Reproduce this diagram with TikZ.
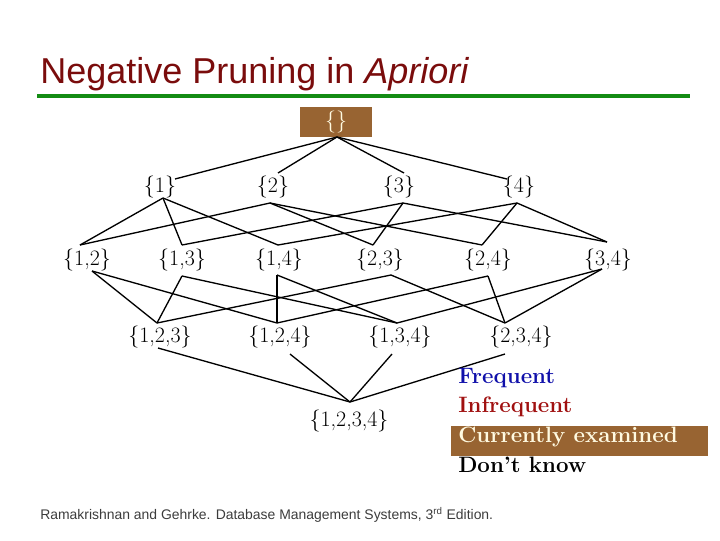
\documentclass[tikz,border=0pt]{standalone}
\usepackage{fontspec}
\newfontfamily\arialfont{Liberation Sans}
\definecolor{titlered}{RGB}{122,12,12}
\definecolor{rulegreen}{RGB}{20,140,20}
\definecolor{boxbrown}{RGB}{152,100,50}
\definecolor{freqblue}{RGB}{16,16,170}
\definecolor{infred}{RGB}{160,16,16}
\definecolor{cream}{RGB}{255,250,225}
\definecolor{footgray}{RGB}{60,60,60}
\begin{document}
\begin{tikzpicture}[x=0.75pt,y=-0.75pt,
  setnode/.style={font=\fontsize{16.5}{19}\selectfont, inner sep=0pt},
  edge/.style={line width=1pt, black},
  legend/.style={anchor=west, inner sep=0pt, font=\bfseries\fontsize{16.7}{19}\selectfont}]
\useasboundingbox (0,0) rectangle (720,540);
% title
\node[anchor=base west, inner sep=0pt, font=\arialfont\fontsize{27}{32}\selectfont, text=titlered] (title) at (40,83) {Negative Pruning in \textit{Apriori}};
\coordinate (rl) at (37,96);
\coordinate (rr) at (690,96);
\draw[rulegreen, line width=3pt] (rl) -- (rr);
% root
\node[fill=boxbrown, minimum width=54pt, minimum height=22.5pt, inner sep=0pt, text=cream, font=\fontsize{16.5}{19}\selectfont] (root) at (336,122) {\{\}};
\coordinate (rootb) at (337,137);
% level 1
\node[setnode] (n1) at (160,187) {\{1\}};
\node[setnode] (n2) at (273,187) {\{2\}};
\node[setnode] (n3) at (399,187) {\{3\}};
\node[setnode] (n4) at (519,187) {\{4\}};
\coordinate (n1t) at (175,179); \coordinate (n1b) at (163,198);
\coordinate (n2t) at (278,173); \coordinate (n2b) at (270,203);
\coordinate (n3t) at (404,173); \coordinate (n3b) at (403,203);
\coordinate (n4t) at (507,179); \coordinate (n4b) at (517,203);
% level 2
\node[setnode] (n12) at (87,260) {\{1,2\}};
\node[setnode] (n13) at (182,260) {\{1,3\}};
\node[setnode] (n14) at (279,260) {\{1,4\}};
\node[setnode] (n23) at (380,260) {\{2,3\}};
\node[setnode] (n24) at (488,260) {\{2,4\}};
\node[setnode] (n34) at (608,260) {\{3,4\}};
\coordinate (n12t) at (80,245);  \coordinate (n12b) at (92,271);
\coordinate (n13t) at (182,245); \coordinate (n13b) at (182,276);
\coordinate (n14t) at (278,245); \coordinate (n14b) at (277,275);
\coordinate (n23t) at (373,245); \coordinate (n23b) at (391,275);
\coordinate (n24t) at (482,245); \coordinate (n24b) at (488,276);
\coordinate (n34t) at (607,242); \coordinate (n34b) at (602,269);
% level 3
\node[setnode] (n123) at (160,337) {\{1,2,3\}};
\node[setnode] (n124) at (280,337) {\{1,2,4\}};
\node[setnode] (n134) at (400,337) {\{1,3,4\}};
\node[setnode] (n234) at (521,337) {\{2,3,4\}};
\coordinate (n123t) at (157,323); \coordinate (n123b) at (158,348);
\coordinate (n124t) at (277,323); \coordinate (n124b) at (290,354);
\coordinate (n134t) at (397,323); \coordinate (n134b) at (392,354);
\coordinate (n234t) at (505,323); \coordinate (n234b) at (505,354);
% level 4
\node[setnode] (n1234) at (349,421) {\{1,2,3,4\}};
\coordinate (n1234t) at (350,402);
% edges
\foreach \t in {n1t,n2t,n3t,n4t} \draw[edge] (rootb) -- (\t);
\foreach \a/\b in {n1b/n12t,n1b/n13t,n1b/n14t,
                   n2b/n12t,n2b/n23t,n2b/n24t,
                   n3b/n13t,n3b/n23t,n3b/n34t,
                   n4b/n14t,n4b/n24t,n4b/n34t,
                   n12b/n123t,n12b/n124t,
                   n13b/n123t,n13b/n134t,
                   n14b/n124t,n14b/n134t,
                   n23b/n123t,n23b/n234t,
                   n24b/n124t,n24b/n234t,
                   n34b/n134t,n34b/n234t,
                   n123b/n1234t,n124b/n1234t,n134b/n1234t,n234b/n1234t}
  \draw[edge] (\a) -- (\b);
% legend
\node[legend, text=freqblue] (lf) at (458,378) {Frequent};
\node[legend, text=infred] (li) at (458,407) {Infrequent};
\coordinate (cbl) at (451,426);
\coordinate (cbr) at (708,456);
\fill[boxbrown] (cbl) rectangle (cbr);
\node[legend, text=cream] (lc) at (458,437) {Currently examined};
\node[legend, text=black] (ld) at (458,465) {Don't know};
% footer
\node[anchor=base west, inner sep=0pt, font=\arialfont\fontsize{10.45}{12}\selectfont, text=footgray] (foot) at (40,519) {Ramakrishnan and Gehrke. Database Management Systems, 3\textsuperscript{rd} Edition.};
\end{tikzpicture}
\end{document}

Problem details: Repeat the listing in full and exactly. Leave any pictures out.

Completed exercise:
Reproduce this diagram with TikZ.
\documentclass[tikz,border=0pt]{standalone}
\usepackage{fontspec}
\newfontfamily\arialfont{Liberation Sans}
\definecolor{titlered}{RGB}{122,12,12}
\definecolor{rulegreen}{RGB}{20,140,20}
\definecolor{boxbrown}{RGB}{152,100,50}
\definecolor{freqblue}{RGB}{16,16,170}
\definecolor{infred}{RGB}{160,16,16}
\definecolor{cream}{RGB}{255,250,225}
\definecolor{footgray}{RGB}{60,60,60}
\begin{document}
\begin{tikzpicture}[x=0.75pt,y=-0.75pt,
  setnode/.style={font=\fontsize{16.5}{19}\selectfont, inner sep=0pt},
  edge/.style={line width=1pt, black},
  legend/.style={anchor=west, inner sep=0pt, font=\bfseries\fontsize{16.7}{19}\selectfont}]
\useasboundingbox (0,0) rectangle (720,540);
% title
\node[anchor=base west, inner sep=0pt, font=\arialfont\fontsize{27}{32}\selectfont, text=titlered] (title) at (40,83) {Negative Pruning in \textit{Apriori}};
\coordinate (rl) at (37,96);
\coordinate (rr) at (690,96);
\draw[rulegreen, line width=3pt] (rl) -- (rr);
% root
\node[fill=boxbrown, minimum width=54pt, minimum height=22.5pt, inner sep=0pt, text=cream, font=\fontsize{16.5}{19}\selectfont] (root) at (336,122) {\{\}};
\coordinate (rootb) at (337,137);
% level 1
\node[setnode] (n1) at (160,187) {\{1\}};
\node[setnode] (n2) at (273,187) {\{2\}};
\node[setnode] (n3) at (399,187) {\{3\}};
\node[setnode] (n4) at (519,187) {\{4\}};
\coordinate (n1t) at (175,179); \coordinate (n1b) at (163,198);
\coordinate (n2t) at (278,173); \coordinate (n2b) at (270,203);
\coordinate (n3t) at (404,173); \coordinate (n3b) at (403,203);
\coordinate (n4t) at (507,179); \coordinate (n4b) at (517,203);
% level 2
\node[setnode] (n12) at (87,260) {\{1,2\}};
\node[setnode] (n13) at (182,260) {\{1,3\}};
\node[setnode] (n14) at (279,260) {\{1,4\}};
\node[setnode] (n23) at (380,260) {\{2,3\}};
\node[setnode] (n24) at (488,260) {\{2,4\}};
\node[setnode] (n34) at (608,260) {\{3,4\}};
\coordinate (n12t) at (80,245);  \coordinate (n12b) at (92,271);
\coordinate (n13t) at (182,245); \coordinate (n13b) at (182,276);
\coordinate (n14t) at (278,245); \coordinate (n14b) at (277,275);
\coordinate (n23t) at (373,245); \coordinate (n23b) at (391,275);
\coordinate (n24t) at (482,245); \coordinate (n24b) at (488,276);
\coordinate (n34t) at (607,242); \coordinate (n34b) at (602,269);
% level 3
\node[setnode] (n123) at (160,337) {\{1,2,3\}};
\node[setnode] (n124) at (280,337) {\{1,2,4\}};
\node[setnode] (n134) at (400,337) {\{1,3,4\}};
\node[setnode] (n234) at (521,337) {\{2,3,4\}};
\coordinate (n123t) at (157,323); \coordinate (n123b) at (158,348);
\coordinate (n124t) at (277,323); \coordinate (n124b) at (290,354);
\coordinate (n134t) at (397,323); \coordinate (n134b) at (392,354);
\coordinate (n234t) at (505,323); \coordinate (n234b) at (505,354);
% level 4
\node[setnode] (n1234) at (349,421) {\{1,2,3,4\}};
\coordinate (n1234t) at (350,402);
% edges
\foreach \t in {n1t,n2t,n3t,n4t} \draw[edge] (rootb) -- (\t);
\foreach \a/\b in {n1b/n12t,n1b/n13t,n1b/n14t,
                   n2b/n12t,n2b/n23t,n2b/n24t,
                   n3b/n13t,n3b/n23t,n3b/n34t,
                   n4b/n14t,n4b/n24t,n4b/n34t,
                   n12b/n123t,n12b/n124t,
                   n13b/n123t,n13b/n134t,
                   n14b/n124t,n14b/n134t,
                   n23b/n123t,n23b/n234t,
                   n24b/n124t,n24b/n234t,
                   n34b/n134t,n34b/n234t,
                   n123b/n1234t,n124b/n1234t,n134b/n1234t,n234b/n1234t}
  \draw[edge] (\a) -- (\b);
% legend
\node[legend, text=freqblue] (lf) at (458,378) {Frequent};
\node[legend, text=infred] (li) at (458,407) {Infrequent};
\coordinate (cbl) at (451,426);
\coordinate (cbr) at (708,456);
\fill[boxbrown] (cbl) rectangle (cbr);
\node[legend, text=cream] (lc) at (458,437) {Currently examined};
\node[legend, text=black] (ld) at (458,465) {Don't know};
% footer
\node[anchor=base west, inner sep=0pt, font=\arialfont\fontsize{10.45}{12}\selectfont, text=footgray] (foot) at (40,519) {Ramakrishnan and Gehrke. Database Management Systems, 3\textsuperscript{rd} Edition.};
\end{tikzpicture}
\end{document}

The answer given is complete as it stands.